Historical Walk and Talk in Cooper

Community members from Cooper and Alexander attended a cemetery tour and history presentation on Saturday, September 30th. The event was conducted by local historian John Dudley and focused on the life of General John Cooper. (Photo by Laurie Pike).

By Laurie Pike



On Saturday, September 30, 2017 there was a walk to visit the grave of General John Cooper with a talk to follow at the Cooper Community Center provided by local historian, John Dudley.  The event was a stunning success and provided some very interesting information and refuted some misconceptions and beliefs.  In attendance were about twenty-five people from the Cooper and Alexander communities.  General John Cooper was a very important early settler of Cooper and he was instrumental in many of the historical events and progress made by the town.  The day began with a walk to visit the grave of General Cooper located on private land with permission of landowner, Daniel Donaghy and with permission for parking from adjacent land owners, Micah and Erica Perkins.  Visiting this private cemetery is with permission only.  John Dudley explained that like this gravesite, graves were often in private family cemeteries and the stones were made of marble and were very fragile and brittle and thus would break at the ground level from years of acid rain.  Buried at this site are John Cooper, born in Boston, Massachusetts on December 13, 1765 and died on November 17, 1854 at the age of 79 and his wife, Elizabeth Cooper, born on April 15, 1770 and died on July 13, 1854 at the age of 84.  Also buried in this private cemetery are William Cooper who died on August 27, 1875 at the age of 81 years, 7 months and his wife Eliza B. Cooper who died on January 16, 1841 at the age of 40.  

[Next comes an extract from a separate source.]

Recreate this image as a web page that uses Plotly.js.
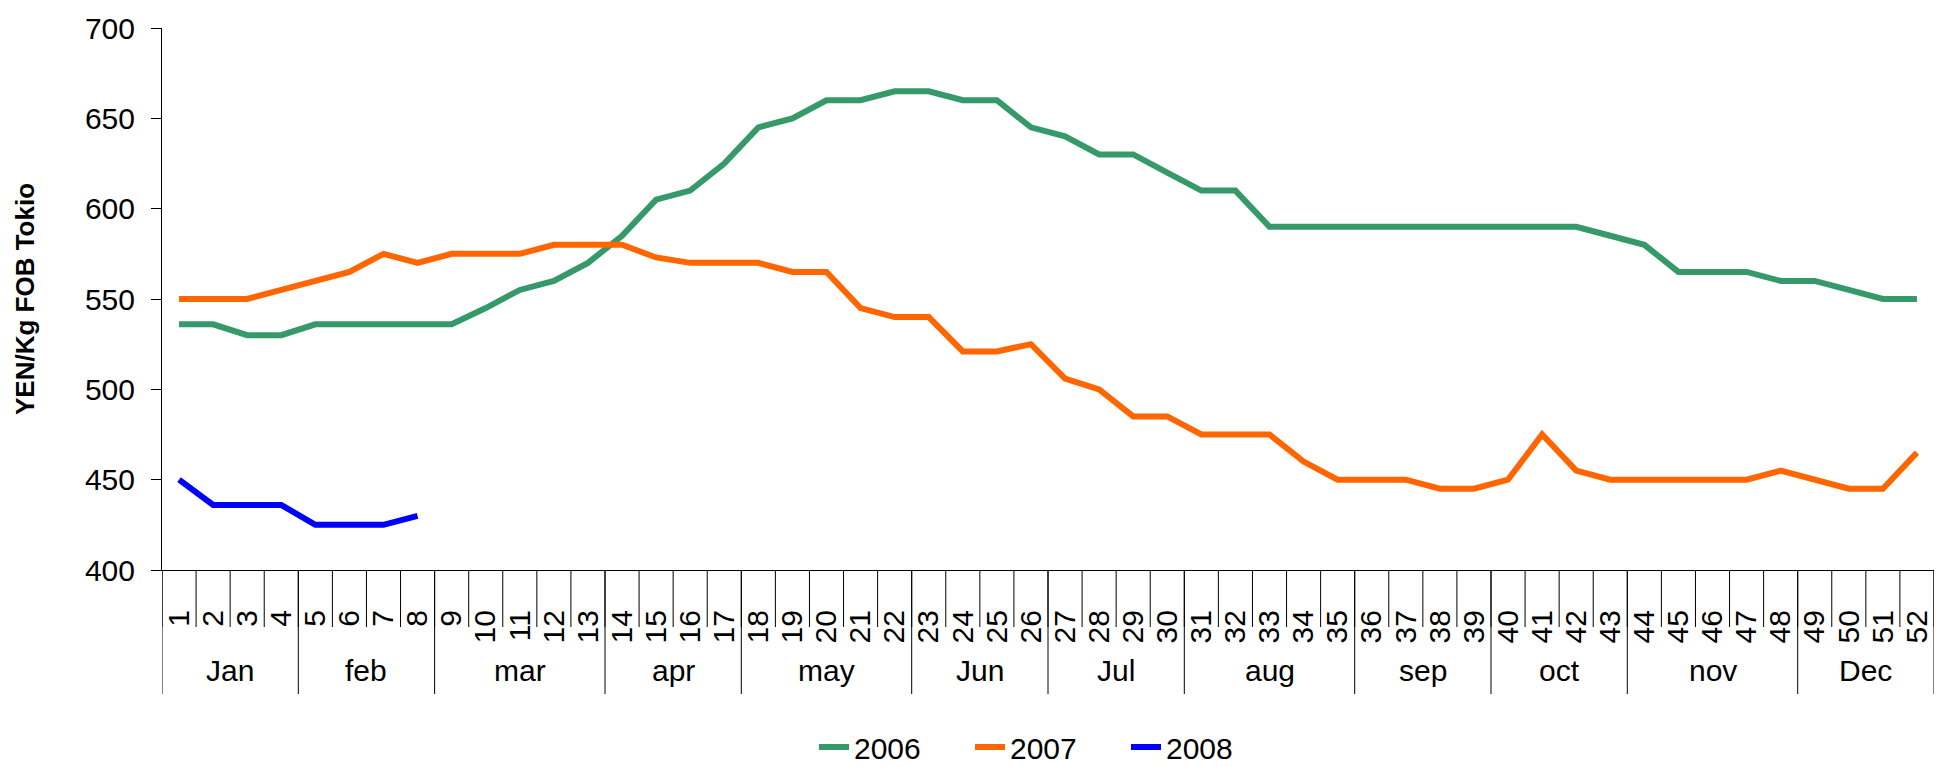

One misconception about General John Cooper was that he fought in the American Revolutionary War for the independence of our great nation but in fact, he was only ten years old when the Revolutionary War began in 1775.  He was a Brigadier General in the Second Brigade, 10th Division of the Boston Militia from 1803 to 1811.  The Militia elected their own officers but generals were appointed by the governor.  Another position of significance for General Cooper was his appointment to the position of High Sheriff and Jailer for all of Washington County at the age of 24.  He was the first sheriff of Washington County and held this position from 1790 to 1820 after Washington County was incorporated on June 25, 1789.  

John Cooper moved from Boston in 1787 and had a prosperous store and trading post in Steward’s Neck, now known as Lubec, Maine.  He settled in Cooper in 1816 and he built a sawmill and a grist mill here.  The Town of Cooper was incorporated in 1822 and although he was not a principal owner of the wild lands in Township 15 East Division, now known as Cooper, he was instrumental in the establishment of residents as the agent for the proprietors of the township land lottery owners.  He was to sell up to 5000 acres at $2 or more per acre.  He also managed the funds for the building of roads, bridges, dams, and mills.  He was instrumental in the establishment of the town schools and the Congregational church.  He was a very detailed record keeper so there is much documented by General Cooper during that time.  He wrote deeds and mortgages.  General John Cooper also held the town positions of postmaster, assessor, town treasurer, justice of the peace, and selectman during the span of his life.  There are five account books written by John Cooper at the Maine State Library, other documents with the Maine Historical Society in Portland, and some with the Bangor Historical Society. 

On June 23, 1791, John Cooper married Elizabeth Savage.  Although John Cooper was financially well off, his wife Elizabeth came from a family that was considered “well-to-do”.  Their children were John Tudor, William, Emma E., Charles Wendell, Samuel, James Sullivan, Thomas Savage, Caroline Savage, and Arthur Savage.   Their son William and his wife, Eliza are buried in the private cemetery where John and his wife Elizabeth are buried but it is not known if other family members may be buried there as well.  The home of John and Elizabeth Cooper was known as Ashley Farm and was built in the early 1800’s on over 300 acres of land.  It was a large two-story home of 21 rooms with a huge central chimney and large cooking fireplace.  

This was a very informative event and more historical events are being planned in the Town of Cooper, initially focusing on the grave yards and private gravesites of our eldest residents and founders.   There are also individuals in town who would like to expand on this event with the beginning of a historical society for anyone interested in joining this group to study the history of Cooper.   Currently, the plan is to study the historical figures buried in the six recognized cemeteries in Cooper and to find the many private gravesites located throughout the Town of Cooper.  A walk to find some of these gravesites is now being planned for later in October, weather permitting.  Karen Holmes and Bill Krider have applied for a grant from the Maine Old Cemeteries Association for their participation in a workshop to learn to clean, repair, and refurbish headstones in hopes of repairing some of the damage to our cemeteries.